An AI learning roadmap for working software engineers
Working engineers do not need to become machine learning researchers overnight. Most teams need engineers who can build reliable AI-powered product features.
That requires a different roadmap.
Level 1: Use the tools well
Start by using AI tools in your current workflow:
- code review assistance
- test generation
- documentation drafts
- refactor planning
- API research
- debugging hypotheses
The goal is not blind trust. The goal is learning where the tools help and where they need supervision.

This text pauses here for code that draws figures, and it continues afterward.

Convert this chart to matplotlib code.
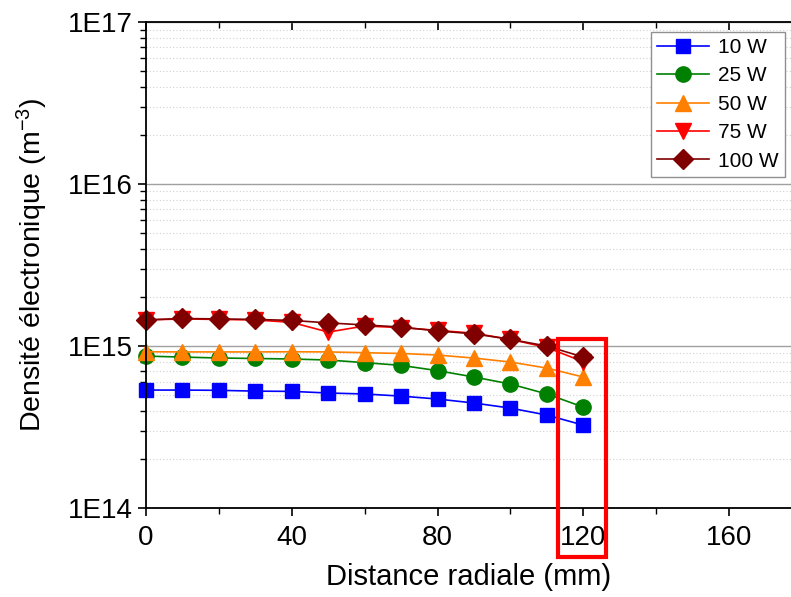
import matplotlib

matplotlib.use("Agg")
import matplotlib.pyplot as plt
from matplotlib.patches import Rectangle
from matplotlib.ticker import LogLocator, FixedLocator, NullFormatter

plt.rcParams["font.family"] = ["Liberation Sans", "DejaVu Sans"]
plt.rcParams["mathtext.fontset"] = "custom"
plt.rcParams["mathtext.rm"] = "Liberation Sans"
plt.rcParams["mathtext.it"] = "Liberation Sans"
plt.rcParams["axes.unicode_minus"] = False

RADIUS = [0, 10, 20, 30, 40, 50, 60, 70, 80, 90, 100, 110, 120]
NE_10W = [5.35e14, 5.35e14, 5.33e14, 5.27e14, 5.25e14, 5.13e14, 5.06e14,
          4.91e14, 4.71e14, 4.45e14, 4.14e14, 3.75e14, 3.25e14]
NE_25W = [8.67e14, 8.55e14, 8.44e14, 8.38e14, 8.32e14, 8.20e14, 7.90e14,
          7.60e14, 7.05e14, 6.44e14, 5.83e14, 5.06e14, 4.20e14]
NE_50W = [9.22e14, 9.20e14, 9.20e14, 9.20e14, 9.22e14, 9.20e14, 9.10e14,
          9.00e14, 8.80e14, 8.43e14, 7.97e14, 7.31e14, 6.44e14]
NE_75W = [1.45e15, 1.47e15, 1.46e15, 1.45e15, 1.40e15, 1.22e15, 1.33e15,
          1.30e15, 1.25e15, 1.20e15, 1.10e15, 0.98e15, 0.80e15]
NE_100W = [1.45e15, 1.48e15, 1.47e15, 1.46e15, 1.44e15, 1.39e15, 1.35e15,
           1.31e15, 1.24e15, 1.19e15, 1.10e15, 1.00e15, 0.855e15]

SERIES = [
    ("10 W", NE_10W, "#0000ff", "s", 10),
    ("25 W", NE_25W, "#008000", "o", 11),
    ("50 W", NE_50W, "#ff8000", "^", 12),
    ("75 W", NE_75W, "#ff0000", "v", 12),
    ("100 W", NE_100W, "#800000", "D", 10),
]

fig = plt.figure(figsize=(7.91, 5.97), dpi=100)
ax = fig.add_axes([0.1846, 0.149, 0.8154, 0.814])

for label, values, color, marker, size in SERIES:
    ax.plot(RADIUS, values, color=color, marker=marker, markersize=size,
            linewidth=1.2, label=label, clip_on=False)

ax.set_yscale("log")
ax.set_ylim(1e14, 1e17)
ax.set_xlim(0, 177)
ax.set_yticks([1e14, 1e15, 1e16, 1e17], ["1E14", "1E15", "1E16", "1E17"])
ax.yaxis.set_minor_locator(LogLocator(base=10, subs=range(2, 10)))
ax.yaxis.set_minor_formatter(NullFormatter())
ax.set_xticks([0, 40, 80, 120, 160])
ax.xaxis.set_minor_locator(FixedLocator([20, 60, 100, 140]))

ax.grid(axis="y", which="major", color="#a0a0a0", linewidth=1.0)
ax.grid(axis="y", which="minor", color="#d0d0d0", linewidth=0.8, linestyle=(0, (1, 2)))
ax.set_axisbelow(True)

ax.spines["right"].set_visible(False)
for side in ["left", "bottom", "top"]:
    ax.spines[side].set_linewidth(1.3)
ax.tick_params(axis="both", which="major", direction="out", length=6, width=1.2,
               labelsize=20, colors="black")
ax.tick_params(axis="both", which="minor", direction="out", length=4, width=1.0)
ax.tick_params(axis="x", which="both", top=True, pad=6)
for tick in ax.xaxis.get_major_ticks() + ax.xaxis.get_minor_ticks():
    tick.tick2line.set_marker(3)

ax.set_xlabel("Distance radiale (mm)", fontsize=21, labelpad=9)
ax.set_ylabel("Densité électronique (m$^{-3}$)", fontsize=20.5, labelpad=13)

legend = ax.legend(loc="upper right", bbox_to_anchor=(0.99, 0.98), fontsize=15,
                   frameon=True, fancybox=False, edgecolor="#909090", framealpha=1,
                   handlelength=2.5, handletextpad=0.4, labelspacing=0.45,
                   borderpad=0.3, borderaxespad=0.0)
legend.get_frame().set_linewidth(1.0)

fig.add_artist(Rectangle((558 / 791, 1 - 557 / 597), 48 / 791, 218 / 597,
                         transform=fig.transFigure, fill=False,
                         edgecolor="#ff0000", linewidth=3))

fig.savefig("out.png", dpi=100)
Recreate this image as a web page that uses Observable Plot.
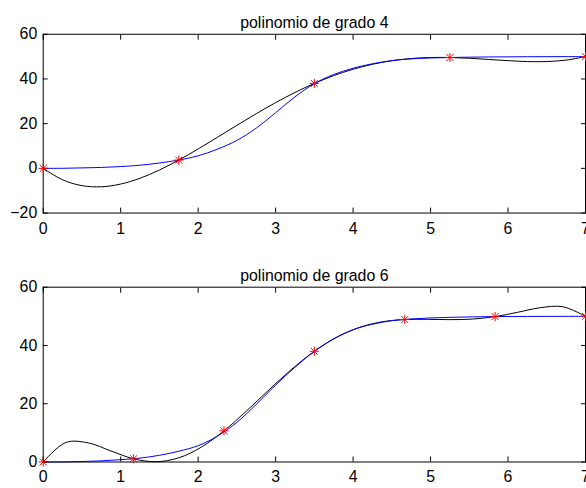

Level 2: Build a model-backed feature
Next, ship a small feature that calls a model:
- summarize a document
- rewrite product copy
- generate a support draft
- classify feedback
- explain a code snippet
Learn streaming, latency, rate limits, retries, and cost controls.
Level 3: Add retrieval
Most useful AI features need context. Learn how to retrieve the right content and present it to the model safely.
Focus on:
- chunking
- metadata filters
- source attribution
- fallback behavior
- evaluation examples
Retrieval teaches humility because the answer is only as good as the context you provide.
Level 4: Add workflow
Once a model-backed feature works, turn it into a product workflow:
- drafts that users edit
- approvals before actions
- queues for long work
- audit logs
- role-based access
- analytics on acceptance and rejection
This is where AI engineering becomes product engineering.
Level 5: Evaluate and improve
Do not rely on vibes. Create a small evaluation set and track whether changes make outputs better or worse.
Even a simple spreadsheet of real examples is better than guessing.
The practical goal
The goal is not to know every model. The goal is to build systems where AI is useful, bounded, observable, and safe enough for real users.